→ **WHAT TO DO**:
Set down the full listing exactly as given. Any pictures are to be left out.

→ **SOURCE MATERIAL**:
........
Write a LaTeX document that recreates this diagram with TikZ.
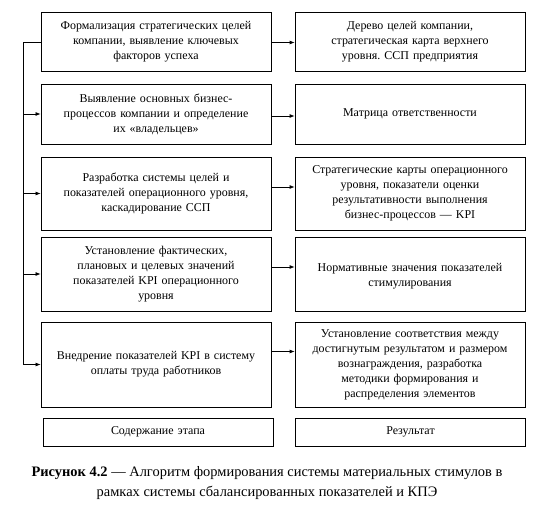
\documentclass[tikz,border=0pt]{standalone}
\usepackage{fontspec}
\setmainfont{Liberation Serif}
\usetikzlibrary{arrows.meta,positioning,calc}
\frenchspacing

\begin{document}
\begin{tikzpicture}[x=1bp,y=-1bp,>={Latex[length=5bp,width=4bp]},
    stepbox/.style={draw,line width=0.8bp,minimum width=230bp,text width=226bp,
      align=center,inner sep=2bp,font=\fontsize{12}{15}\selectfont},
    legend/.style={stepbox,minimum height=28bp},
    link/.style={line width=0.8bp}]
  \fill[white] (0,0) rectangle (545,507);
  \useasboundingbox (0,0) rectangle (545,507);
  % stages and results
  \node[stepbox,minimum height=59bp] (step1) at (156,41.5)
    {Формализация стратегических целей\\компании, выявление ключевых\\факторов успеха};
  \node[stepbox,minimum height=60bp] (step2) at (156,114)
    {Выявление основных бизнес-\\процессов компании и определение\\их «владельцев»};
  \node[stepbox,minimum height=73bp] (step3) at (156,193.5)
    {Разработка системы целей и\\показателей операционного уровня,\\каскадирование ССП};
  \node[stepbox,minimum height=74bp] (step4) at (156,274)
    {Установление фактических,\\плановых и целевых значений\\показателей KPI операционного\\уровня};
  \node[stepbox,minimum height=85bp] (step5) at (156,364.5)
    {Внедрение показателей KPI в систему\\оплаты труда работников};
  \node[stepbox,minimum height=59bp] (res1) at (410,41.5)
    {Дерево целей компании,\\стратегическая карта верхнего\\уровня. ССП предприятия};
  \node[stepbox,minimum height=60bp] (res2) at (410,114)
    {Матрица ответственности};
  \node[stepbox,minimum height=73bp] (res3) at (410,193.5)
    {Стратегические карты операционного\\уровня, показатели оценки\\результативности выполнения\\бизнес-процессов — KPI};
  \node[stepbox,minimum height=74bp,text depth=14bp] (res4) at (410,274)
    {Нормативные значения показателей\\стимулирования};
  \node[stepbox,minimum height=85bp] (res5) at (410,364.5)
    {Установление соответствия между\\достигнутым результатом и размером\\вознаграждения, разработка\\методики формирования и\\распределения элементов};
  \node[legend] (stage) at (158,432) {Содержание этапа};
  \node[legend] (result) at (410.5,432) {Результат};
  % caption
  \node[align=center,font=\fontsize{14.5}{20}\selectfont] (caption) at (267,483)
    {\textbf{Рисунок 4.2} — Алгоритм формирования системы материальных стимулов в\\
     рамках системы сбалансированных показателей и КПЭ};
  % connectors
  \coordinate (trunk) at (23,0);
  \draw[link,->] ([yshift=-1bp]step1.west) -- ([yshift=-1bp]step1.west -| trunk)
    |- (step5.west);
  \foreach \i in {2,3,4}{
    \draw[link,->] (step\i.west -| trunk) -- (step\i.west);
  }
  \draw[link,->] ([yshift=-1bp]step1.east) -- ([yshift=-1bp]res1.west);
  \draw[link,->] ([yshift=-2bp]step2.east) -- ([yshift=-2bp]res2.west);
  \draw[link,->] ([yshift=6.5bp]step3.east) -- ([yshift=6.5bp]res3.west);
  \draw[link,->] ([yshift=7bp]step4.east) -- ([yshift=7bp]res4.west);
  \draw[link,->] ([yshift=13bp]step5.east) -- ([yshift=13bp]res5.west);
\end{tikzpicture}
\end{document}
........
→ **FINAL RESULT**:
Write a LaTeX document that recreates this diagram with TikZ.
\documentclass[tikz,border=0pt]{standalone}
\usepackage{fontspec}
\setmainfont{Liberation Serif}
\usetikzlibrary{arrows.meta,positioning,calc}
\frenchspacing

\begin{document}
\begin{tikzpicture}[x=1bp,y=-1bp,>={Latex[length=5bp,width=4bp]},
    stepbox/.style={draw,line width=0.8bp,minimum width=230bp,text width=226bp,
      align=center,inner sep=2bp,font=\fontsize{12}{15}\selectfont},
    legend/.style={stepbox,minimum height=28bp},
    link/.style={line width=0.8bp}]
  \fill[white] (0,0) rectangle (545,507);
  \useasboundingbox (0,0) rectangle (545,507);
  % stages and results
  \node[stepbox,minimum height=59bp] (step1) at (156,41.5)
    {Формализация стратегических целей\\компании, выявление ключевых\\факторов успеха};
  \node[stepbox,minimum height=60bp] (step2) at (156,114)
    {Выявление основных бизнес-\\процессов компании и определение\\их «владельцев»};
  \node[stepbox,minimum height=73bp] (step3) at (156,193.5)
    {Разработка системы целей и\\показателей операционного уровня,\\каскадирование ССП};
  \node[stepbox,minimum height=74bp] (step4) at (156,274)
    {Установление фактических,\\плановых и целевых значений\\показателей KPI операционного\\уровня};
  \node[stepbox,minimum height=85bp] (step5) at (156,364.5)
    {Внедрение показателей KPI в систему\\оплаты труда работников};
  \node[stepbox,minimum height=59bp] (res1) at (410,41.5)
    {Дерево целей компании,\\стратегическая карта верхнего\\уровня. ССП предприятия};
  \node[stepbox,minimum height=60bp] (res2) at (410,114)
    {Матрица ответственности};
  \node[stepbox,minimum height=73bp] (res3) at (410,193.5)
    {Стратегические карты операционного\\уровня, показатели оценки\\результативности выполнения\\бизнес-процессов — KPI};
  \node[stepbox,minimum height=74bp,text depth=14bp] (res4) at (410,274)
    {Нормативные значения показателей\\стимулирования};
  \node[stepbox,minimum height=85bp] (res5) at (410,364.5)
    {Установление соответствия между\\достигнутым результатом и размером\\вознаграждения, разработка\\методики формирования и\\распределения элементов};
  \node[legend] (stage) at (158,432) {Содержание этапа};
  \node[legend] (result) at (410.5,432) {Результат};
  % caption
  \node[align=center,font=\fontsize{14.5}{20}\selectfont] (caption) at (267,483)
    {\textbf{Рисунок 4.2} — Алгоритм формирования системы материальных стимулов в\\
     рамках системы сбалансированных показателей и КПЭ};
  % connectors
  \coordinate (trunk) at (23,0);
  \draw[link,->] ([yshift=-1bp]step1.west) -- ([yshift=-1bp]step1.west -| trunk)
    |- (step5.west);
  \foreach \i in {2,3,4}{
    \draw[link,->] (step\i.west -| trunk) -- (step\i.west);
  }
  \draw[link,->] ([yshift=-1bp]step1.east) -- ([yshift=-1bp]res1.west);
  \draw[link,->] ([yshift=-2bp]step2.east) -- ([yshift=-2bp]res2.west);
  \draw[link,->] ([yshift=6.5bp]step3.east) -- ([yshift=6.5bp]res3.west);
  \draw[link,->] ([yshift=7bp]step4.east) -- ([yshift=7bp]res4.west);
  \draw[link,->] ([yshift=13bp]step5.east) -- ([yshift=13bp]res5.west);
\end{tikzpicture}
\end{document}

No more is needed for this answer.